A Rússia e o Ocidente

Um choque entre a CEDEAO e os governos militares africanos arrastaria para o confronto em primeiro lugar a Rússia, que através do Wagner Group firmou parceiras com Mali e Burkina Faso no setor de segurança. No Níger, por outro lado, é forte a presença de soldados da França, que ao menos por enquanto mantém com o governo local uma parceria para combater o terrorismo.

Paris não vê com bons olhos o novo golpe, pois as tomadas de poder nos outros dois países já levaram à expulsão de suas tropas, substituídas justamente pelos mercenários russos.

A bipolarização Rússia x França já é realidade no Níger. Após o golpe, milhares de apoiadores da junta que assumiu o poder foram às ruas com bandeiras russas, manifestando oposição aos antigos colonizadores franceses.

J. Peter Pham, que entre 2018 e 2020 serviu como enviado especial dos EUA aos Grandes Lagos africanos, diz que a população africana vem sendo manipulada para escolher um lado na disputa entre Moscou e o Ocidente. Por trás disso está a luta contra o extremismo, justamente o que levou os regimes militares a trocarem o exército francês pelos mercenários russos.

“O desafio para os governos é que, após décadas de falta de resultado, a paciência dos cidadãos se esgotou. E muitos, manipulados por campanhas de desinformação que exploram queixas legítimas, estão dispostos a abraçar a miragem de uma solução rápida”, disse Pham.

Como a França, os EUA também mantêm no Níger um contingente militar, com cerca de mil soldados destacados para combater o terrorismo. Por ora, as forças armadas norte-americanas, através de seu Comando na África (Africom), mantêm a diplomacia ao analisarem a situação.

“O Africom continua monitorando a situação no Níger e as declarações feitas por funcionários, incluindo declarações da CEDEAO e dos países vizinhos”, disse a entidade em comunicado.

Diante de tal cenário, Ovigwe Eguegu, analista do think tank chinês Development Reimagined, diz que “intervir nunca foi tão arriscado”, destacando todos os desdobramentos possíveis de uma ação militar da CEDEAO.

“Significa que isso não é mais intervenção”, afirmou Eguegu. “No momento em que as tropas da Nigéria ou do Chade cruzam para o Níger, teremos uma guerra na África Ocidental. Não são grupos militantes, são países com exércitos permanentes, exércitos convencionais. Então, será uma guerra convencional.”
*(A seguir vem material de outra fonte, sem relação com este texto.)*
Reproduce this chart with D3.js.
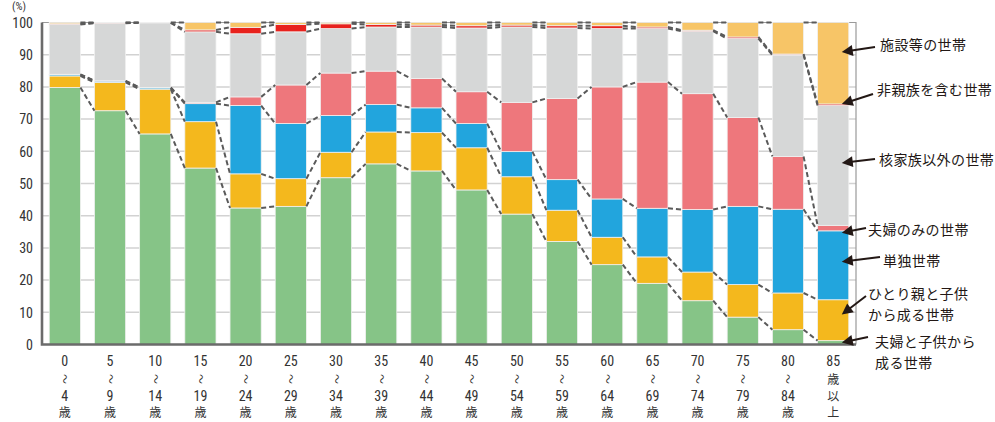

Colin P. Clarke, diretor de pesquisa da consultoria global de inteligência e segurança The Soufan Group, é claro ao projetar a amplitude do eventual conflito. “Isto poderia assumir as dimensões de uma guerra regional por procuração, com os países ocidentais apoiando a CEDEAO, e a Rússia apoiando o Níger. E Burkina Faso e Mali, se eles se juntassem, com a força do Wagner Group.”